O'Brien was well-known for his work at Midwest Livestock Producers in Lomira and later at the Milwaukee Stock Yard. He also provided daily market reports for KFIZ radio station and was an integral part of the Fond du Lac County Fair for well over 50 years.
In 2014 he was inducted into the Wisconsin 4-H Hall of Fame. O'Brien was also tapped to receive an honorary State FFA Degree as well as the Fond du Lac Friend of 4-H Award.
Randy Geiger, passed away on Sept. 9, 2019, at the age of 69, following complications from a heart attack he suffered while side-raking hay on the family's 152-year-old farm.
Geiger began a 50-year career in dairy farming following his father’s untimely death in 1966. Together with his wife, Rosalie, they bred and developed a prized herd of registered Holsteins, which won numerous awards from Holstein Association USA.
With Geiger's compassionate cow care, the milk quality at Ran-Rose Farms, with Randy being the “Ran” and Rosalie being the “Rose,” was among the very best in the nation. From 1996 to 2015, the herd was awarded the Manitowoc County DHIA Udder Health Award each and every year and maintained a somatic cell score — a measure of cow and udder health — under 100,000 cells.
in May 1989, he began a crusade to find some way to help the 170 farmers who collectively lost $2.1 million in milk check money that year.
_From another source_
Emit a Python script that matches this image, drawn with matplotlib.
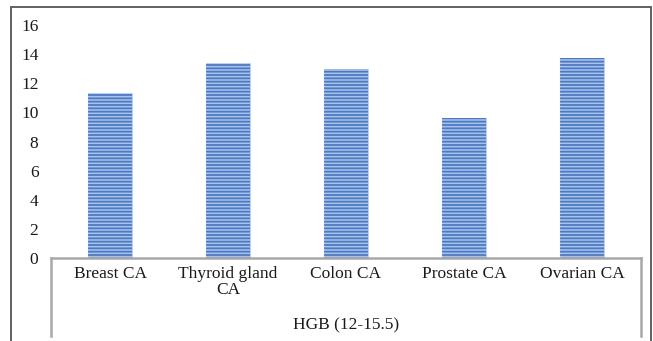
import matplotlib.pyplot as plt
from matplotlib.lines import Line2D
from matplotlib.patches import Rectangle

categories = ["Breast CA", "Thyroid gland\nCA", "Colon CA", "Prostate CA", "Ovarian CA"]
hgb_values = [11.3, 13.4, 13.0, 9.6, 13.7]
y_ticks = [0, 2, 4, 6, 8, 10, 12, 14, 16]
group_label = "HGB (12-15.5)"

plt.rcParams["font.family"] = ["Liberation Serif", "DejaVu Serif"]
plt.rcParams["hatch.linewidth"] = 1.3

W, H = 653, 341
fig = plt.figure(figsize=(W / 100, H / 100), dpi=100)

# axes in pixel terms: x 51..641, y 25..258 (from top)
ax = fig.add_axes([51 / W, 1 - 258 / H, 590 / W, 233 / H])
xs = range(len(categories))
# light base, then dark horizontal stripes on top
ax.bar(xs, hgb_values, width=0.38, color="#a9c2ea", edgecolor="#bcd0ef", linewidth=0.8)
ax.bar(xs, hgb_values, width=0.38, color="none", edgecolor="#4d7bc3",
       linewidth=0, hatch="-----")
ax.set_xlim(-0.5, len(categories) - 0.5)
ax.set_ylim(0, 16)
ax.set_yticks(y_ticks)
ax.set_yticklabels([str(t) for t in y_ticks], fontsize=12.5, color="#1a1a1a")
ax.tick_params(axis="y", length=0, pad=9)
ax.set_xticks(list(xs))
ax.set_xticklabels(categories, fontsize=12.5, linespacing=1.0, color="#1a1a1a")
ax.tick_params(axis="x", length=0, pad=6)
for s in ax.spines.values():
    s.set_visible(False)

# category box under the plot
box_col = "#a8a8a8"
x0, x1, yt, yb = 51 / W, 641 / W, 1 - 258 / H, 1 - 336 / H
fig.add_artist(Line2D([x0, x1], [yt, yt], color=box_col, lw=1.8, transform=fig.transFigure))
fig.add_artist(Line2D([x0, x0], [yt, yb], color=box_col, lw=1.8, transform=fig.transFigure))
fig.add_artist(Line2D([x1, x1], [yt, yb], color=box_col, lw=1.8, transform=fig.transFigure))
fig.text((51 + 641) / 2 / W, 1 - 325 / H, group_label, ha="center", va="center",
         fontsize=12.5, color="#1a1a1a")

# outer chart frame
fig.add_artist(Rectangle((11 / W, -0.05), (651 - 11) / W, 1 - 7 / H + 0.05,
                         fill=False, edgecolor="#555555", lw=1.3, transform=fig.transFigure))

fig.savefig("out.png", dpi=100)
He wrote over 250 letters and made countless phone calls to elected officials. Eventually, Wisconsin Governor Tommy Thompson signed a bill into law in April 1991 to restore half of the money following potential state negligence in a bonding issue.
One of the National Milk Producers Federation's largest member cooperatives, FarmFirst Dairy Cooperative, owes its formation to the leadership role that Geiger played to help bring together three of Wisconsin's dairy marketing cooperatives into one powerful grassroots entity with more than 3,000 members.
Geiger also served on numerous boards where he shared his passion for agriculture. He garnered high honors in the extremely competitive Dairy Hay Division at the World Dairy Expo World’s Forage Superbowl and was a dedicated School Tour leader at World Dairy Expo.
It was a shock to the ag community when Dean Strauss, 48, died on Sept. 29.
In May, Strauss was one of three farmers in the nation honored for Outstanding Dairy Farm Sustainability. In July he experienced sudden cardiac arrest while driving home from a dairy meeting in St. Paul. Several months later, he died peacefully at the Sharon Richardson Community Hospice Center.
Strauss served on several boards including the Farm Wisconsin Discovery Center board, being one of the initial funders in the center, the Executive board of Dairy Farmers of Wisconsin and the Dairy Policy Committee for Wisconsin Farm Bureau.
Previously, he served on the boards of the Wisconsin Beef Council, the Department of Agriculture, Trade and Consumer Protection (DATCP), the Professional Dairy Producers of Wisconsin (PDPW) and Dairy Management Inc.
In 2005, before animal rights were in the spotlight, Strauss helped PDPW start an animal welfare initiative that eventually lead to the National Dairy Animal Well-Being Initiative. While many in the industry didn't want to put the time and energy into the initiative at the time, Strauss was passionate about the dairy industry defining animal welfare instead of allowing extremist groups to define it for them.
Strauss was a young energetic leader with promise, forward-thinking and passionate about agriculture and dairy.
Each man brought specific qualities, skills and talents to the agriculture industry. Looking back on 2019, their contributions are sorely missed.